• WHAT YOU HAVE TO DO: Pictures stay out. Extract the lines below from the first one through the line with "series_values = [zno, ag004, ag02, ag10, ag67]", both included.

*** DATA SEGMENT

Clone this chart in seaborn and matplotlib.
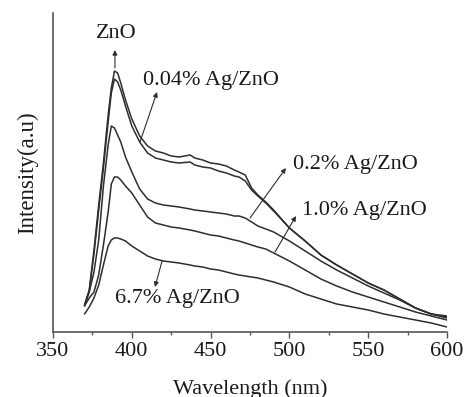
import numpy as np
import pandas as pd
import matplotlib
matplotlib.use("Agg")
import matplotlib.pyplot as plt
import seaborn as sns

wavelength = [370, 373, 376, 379, 382, 385, 387, 389, 391, 393, 396, 400, 405, 410, 415,
              420, 425, 430, 437, 440, 445, 450, 455, 460, 465, 468, 472, 476, 480,
              485, 490, 500, 510, 520, 530, 540, 550, 560, 570, 580, 590, 600]

# intensity (arbitrary units)
zno = [27, 42, 82, 127, 169, 217, 244, 261, 259, 249, 232, 213, 196, 186, 181,
       179, 176, 175, 177, 174, 172, 169, 168, 166, 162, 160, 157, 144, 137,
       130, 122, 104, 91, 77, 67, 58, 49, 42, 33, 24, 18, 16]
ag004 = [27, 41, 78, 122, 164, 210, 239, 253, 250, 242, 226, 206, 190, 179, 174,
         172, 170, 169, 170, 167, 165, 164, 161, 159, 156, 155, 151, 142, 136,
         129, 121, 104, 91, 77, 67, 58, 49, 42, 33, 24, 18, 15]
ag02 = [26, 40, 60, 92, 146, 187, 206, 204, 197, 190, 175, 160, 143, 133, 129,
        127, 126, 125, 123, 122, 121, 120, 119, 118, 116, 116, 114, 110, 106,
        103, 100, 91, 81, 71, 62, 54, 46, 39, 32, 24, 18, 14]
ag10 = [26, 34, 40, 57, 87, 120, 148, 155, 155, 152, 146, 139, 127, 115, 109,
        107, 105, 104, 102, 101, 99, 97, 96, 94, 92, 91, 89, 87, 85,
        83, 79, 71, 62, 53, 46, 40, 35, 30, 25, 20, 16, 12]
ag67 = [18, 25, 34, 47, 67, 86, 92, 94, 94, 93, 91, 86, 81, 76, 73,
        71, 70, 69, 67, 66, 65, 63, 62, 60, 58, 57, 56, 55, 54,
        52, 50, 45, 38, 33, 28, 25, 22, 18, 15, 12, 9, 5]

series_names = ["ZnO", "0.04% Ag/ZnO", "0.2% Ag/ZnO", "1.0% Ag/ZnO", "6.7% Ag/ZnO"]
series_values = [zno, ag004, ag02, ag10, ag67]

frames = []
for name, vals in zip(series_names, series_values):
    frames.append(pd.DataFrame({"Wavelength": wavelength, "Intensity": vals, "Sample": name}))
df = pd.concat(frames, ignore_index=True)

sns.set_style("white")
plt.rcParams["font.family"] = ["Liberation Serif", "DejaVu Serif"]

fig = plt.figure(figsize=(4.65, 3.97), dpi=100)
ax = fig.add_axes([53 / 465, 1 - 332 / 397, (447 - 53) / 465, (332 - 13) / 397])

line_color = "#2e2e2e"
sns.lineplot(data=df, x="Wavelength", y="Intensity", hue="Sample",
             palette=[line_color] * 5, linewidth=1.1, legend=False, ax=ax, sort=False)

ax.set_xlim(350, 600)
ax.set_ylim(0, 319)
ax.set_xticks([350, 400, 450, 500, 550, 600])
ax.set_xticks([375, 425, 475, 525, 575], minor=True)
ax.set_yticks([])
ax.tick_params(axis="x", which="major", direction="out", length=4, width=1,
               color="#555555", labelsize=16, pad=3, labelcolor="#1a1a1a", bottom=True)
ax.tick_params(axis="x", which="minor", direction="out", length=2.5, width=1,
               color="#555555", bottom=True)
for side in ["top", "right"]:
    ax.spines[side].set_visible(False)
for side in ["left", "bottom"]:
    ax.spines[side].set_color("#555555")
    ax.spines[side].set_linewidth(1.2)

ax.set_xlabel("Wavelength (nm)", fontsize=16, color="#1a1a1a", labelpad=13)
ax.set_ylabel("Intensity(a.u)", fontsize=16.5, color="#1a1a1a", labelpad=11)

txt = dict(fontsize=16, color="#1a1a1a")
arrow = dict(arrowstyle="-|>", lw=0.8, color="#2e2e2e", mutation_scale=7, shrinkA=0, shrinkB=0)

ax.text(390, 298, "ZnO", ha="center", va="center", **txt)
ax.annotate("", xy=(389.3, 282), xytext=(389.3, 264), arrowprops=arrow)

ax.text(407, 252, "0.04% Ag/ZnO", ha="left", va="center", **txt)
ax.annotate("", xy=(416, 240), xytext=(405.2, 190), arrowprops=arrow)

ax.text(502.3, 167, "0.2% Ag/ZnO", ha="left", va="center", **txt)
ax.annotate("", xy=(497.8, 164), xytext=(475, 114), arrowprops=arrow)

ax.text(508, 122, "1.0% Ag/ZnO", ha="left", va="center", **txt)
ax.annotate("", xy=(504.2, 116), xytext=(490.9, 80), arrowprops=arrow)

ax.text(389.3, 34, "6.7% Ag/ZnO", ha="left", va="center", **txt)
ax.annotate("", xy=(414.7, 45), xytext=(419.2, 71), arrowprops=arrow)

fig.savefig("out.png", dpi=100)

******

• SOLVED EXERCISE:
Clone this chart in seaborn and matplotlib.
import numpy as np
import pandas as pd
import matplotlib
matplotlib.use("Agg")
import matplotlib.pyplot as plt
import seaborn as sns

wavelength = [370, 373, 376, 379, 382, 385, 387, 389, 391, 393, 396, 400, 405, 410, 415,
              420, 425, 430, 437, 440, 445, 450, 455, 460, 465, 468, 472, 476, 480,
              485, 490, 500, 510, 520, 530, 540, 550, 560, 570, 580, 590, 600]

# intensity (arbitrary units)
zno = [27, 42, 82, 127, 169, 217, 244, 261, 259, 249, 232, 213, 196, 186, 181,
       179, 176, 175, 177, 174, 172, 169, 168, 166, 162, 160, 157, 144, 137,
       130, 122, 104, 91, 77, 67, 58, 49, 42, 33, 24, 18, 16]
ag004 = [27, 41, 78, 122, 164, 210, 239, 253, 250, 242, 226, 206, 190, 179, 174,
         172, 170, 169, 170, 167, 165, 164, 161, 159, 156, 155, 151, 142, 136,
         129, 121, 104, 91, 77, 67, 58, 49, 42, 33, 24, 18, 15]
ag02 = [26, 40, 60, 92, 146, 187, 206, 204, 197, 190, 175, 160, 143, 133, 129,
        127, 126, 125, 123, 122, 121, 120, 119, 118, 116, 116, 114, 110, 106,
        103, 100, 91, 81, 71, 62, 54, 46, 39, 32, 24, 18, 14]
ag10 = [26, 34, 40, 57, 87, 120, 148, 155, 155, 152, 146, 139, 127, 115, 109,
        107, 105, 104, 102, 101, 99, 97, 96, 94, 92, 91, 89, 87, 85,
        83, 79, 71, 62, 53, 46, 40, 35, 30, 25, 20, 16, 12]
ag67 = [18, 25, 34, 47, 67, 86, 92, 94, 94, 93, 91, 86, 81, 76, 73,
        71, 70, 69, 67, 66, 65, 63, 62, 60, 58, 57, 56, 55, 54,
        52, 50, 45, 38, 33, 28, 25, 22, 18, 15, 12, 9, 5]

series_names = ["ZnO", "0.04% Ag/ZnO", "0.2% Ag/ZnO", "1.0% Ag/ZnO", "6.7% Ag/ZnO"]
series_values = [zno, ag004, ag02, ag10, ag67]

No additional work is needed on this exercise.